Karol Macek z Komendy Miejskiej Policji informuje, że wśród podejrzewanych jest m.in. 41-letni mieszkaniec Kielc. Mężczyzna w niedzielę został zatrzymany w gminie Miedziana Góra. – W jego mieszkaniu znaleziono 20 kg krajanki tytoniowej oraz 40 paczek papierosów bez polskich znaków akcyzy. Ponadto ujawniono broń, prawdopodobnie palną oraz 5 sztuk amunicji – mówi Karol Macek.
Dotychczas w sprawie zarzuty usłyszało 6 osób. Są one związane z udziałem w nielegalnym zbiegowisku. Pozostali są podejrzani m.in. o posiadanie środków odurzających, paserstwo oraz nielegalne posiadanie broni. Śledczy nie wykluczają kolejnych zatrzymań.

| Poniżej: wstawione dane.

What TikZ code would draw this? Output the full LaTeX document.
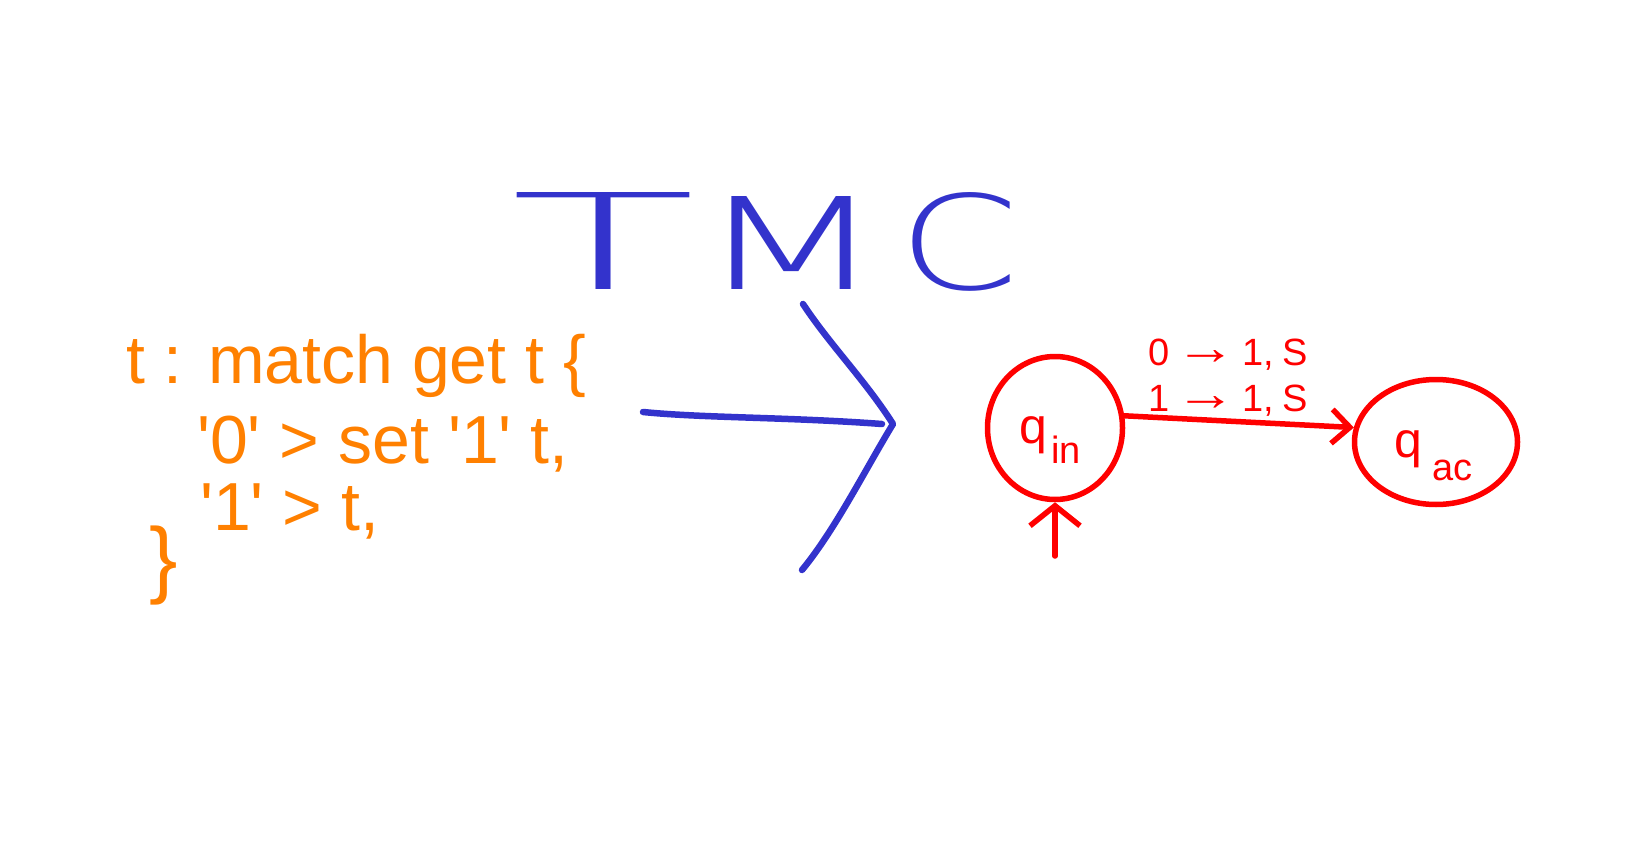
\documentclass[tikz,border=0pt]{standalone}
\usepackage{fontspec}
\setmainfont{Liberation Sans}
\IfFontExistsTF{DejaVuSans-ExtraLight.ttf}{\newfontfamily\tmcfont{DejaVuSans-ExtraLight.ttf}}{%
 \IfFontExistsTF{DejaVu Sans ExtraLight}{\newfontfamily\tmcfont{DejaVu Sans ExtraLight}}{%
  \IfFontExistsTF{Fira Sans ExtraLight}{\newfontfamily\tmcfont{Fira Sans ExtraLight}}{%
   \IfFontExistsTF{Fira Sans Light}{\newfontfamily\tmcfont{Fira Sans Light}}{%
    \IfFontExistsTF{Lato Light}{\newfontfamily\tmcfont{Lato Light}}{%
     \newfontfamily\tmcfont{Liberation Sans}}}}}}
\usetikzlibrary{arrows.meta,shapes.geometric}
\definecolor{codeorange}{RGB}{255,128,0}
\definecolor{penblue}{RGB}{51,51,204}
\definecolor{penred}{RGB}{255,0,0}
\newcommand{\tmcletter}[4]{\makebox[#1][l]{\resizebox{#2}{#3}{#4}}}
\newcommand{\longarr}{\raisebox{1pt}{\scalebox{1.6}[1.3]{→}}}
\begin{document}
\begin{tikzpicture}[x=1pt,y=-1pt,
  code/.style={text=codeorange,anchor=base west,inner sep=0pt,font=\fontsize{68}{68}\selectfont},
  tmc/.style={text=penblue,anchor=base west,inner sep=0pt,font=\tmcfont\fontsize{130}{130}\selectfont},
  blueline/.style={draw=penblue,line width=6.5pt,line cap=round,line join=round},
  redline/.style={draw=penred,line width=5.5pt,line cap=round,line join=round},
  state/.style={ellipse,draw=penred,line width=5.5pt,inner sep=0pt},
  qlab/.style={text=penred,anchor=base west,inner sep=0pt,font=\fontsize{50}{50}\selectfont},
  elab/.style={text=penred,inner sep=0pt,font=\fontsize{38}{38}\selectfont},
  initarrow/.style={-{Straight Barb[length=20pt,width=50pt]}},
  edgearrow/.style={-{Straight Barb[length=18pt,width=34pt]}}
]
\fill[white] (0,0) rectangle (1644,864);
\useasboundingbox (0,0) rectangle (1644,864);

% title
\node[tmc] (tmc) at (510,289) {\tmcletter{186pt}{186pt}{97pt}{T}\tmcletter{202pt}{190pt}{93pt}{M}\resizebox{121pt}{97pt}{C}};

% code
\node[code] (code1) at (126,383) {t : match get t \{};
\node[code] (code2) at (197,463) {\textquotesingle 0\textquotesingle{} > set \textquotesingle 1\textquotesingle{} t,};
\node[code] (code3) at (200,530) {\textquotesingle 1\textquotesingle{} > t,};
\node[text=codeorange,inner sep=0pt,font=\fontsize{85}{85}\selectfont] (code4) at (164,566) {\}};

% big blue arrow
\coordinate (arrS) at (643,412);
\coordinate (arrE) at (882,424);
\coordinate (arrT) at (893,424);
\coordinate (headU) at (803,304);
\coordinate (headL) at (802,570);
\draw[blueline] (arrS) .. controls (703,418) and (787,417) .. (arrE);
\draw[blueline] (headU) .. controls (830,345) and (865,380) .. (arrT)
  .. controls (865,470) and (835,530) .. (headL);

% automaton
\node[state,minimum width=135pt,minimum height=143pt] (qin) at (1055,428) {};
\node[state,minimum width=163pt,minimum height=125pt] (qac) at (1436,442) {};
\node[qlab] (qinlab) at (1019,443) {q\hspace{4pt}\raisebox{-20pt}{\fontsize{38}{38}\selectfont in}};
\node[qlab] (qaclab) at (1394,457) {q\hspace{10pt}\raisebox{-23pt}{\fontsize{38}{38}\selectfont ac}};
\coordinate (init) at (1055,556);
\draw[redline,initarrow] (init) -- (qin.south);
\draw[redline,edgearrow] (qin.10) -- (qac.170);
\node[elab] (lab0) at (1228,355) {0\hspace{6pt}\longarr\hspace{6pt}1,\hspace{8pt}S};
\node[elab] (lab1) at (1228,401) {1\hspace{6pt}\longarr\hspace{6pt}1,\hspace{8pt}S};
\end{tikzpicture}
\end{document}
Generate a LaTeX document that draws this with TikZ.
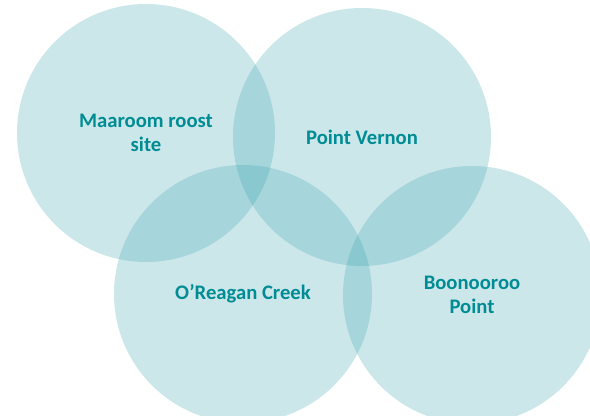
\documentclass[tikz,border=0pt]{standalone}
\usepackage{fontspec}
\setmainfont{Carlito}
\usepackage{tikz}
\definecolor{siteteal}{RGB}{55,161,173}
\definecolor{sitetext}{RGB}{0,140,148}
\tikzset{
  site/.style={circle, fill=siteteal, fill opacity=0.255, text opacity=1,
    minimum size=193.5pt, inner sep=0pt, align=center, text=sitetext,
    font=\fontsize{15.5}{18.5}\selectfont\bfseries}
}
\begin{document}
\begin{tikzpicture}[x=0.75pt, y=-0.75pt]
  \useasboundingbox (0,0) rectangle (590,416);

  % roost sites
  \node[site] (maaroom) at (146,133) {Maaroom roost\\site};
  \node[site] (vernon) at (362,137) {Point Vernon};
  \node[site] (oreagan) at (243,294) {O’Reagan Creek};
  \node[site] (boonooroo) at (472,295) {Boonooroo\\Point};
\end{tikzpicture}
\end{document}
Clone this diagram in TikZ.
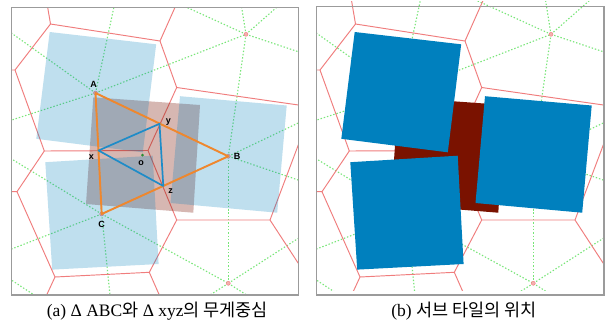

Wstępne ustalenia wskazują, że do lokalu wkroczyło kilka osób i zaczepiło jednego z mężczyzn. Wywiązała się awantura, w trakcie której mężczyzna wyciągnął przedmiot przypominający broń hukową i kilkakrotnie strzelił w powietrze, po czym wszyscy wybiegli. Nikomu nic się nie stało.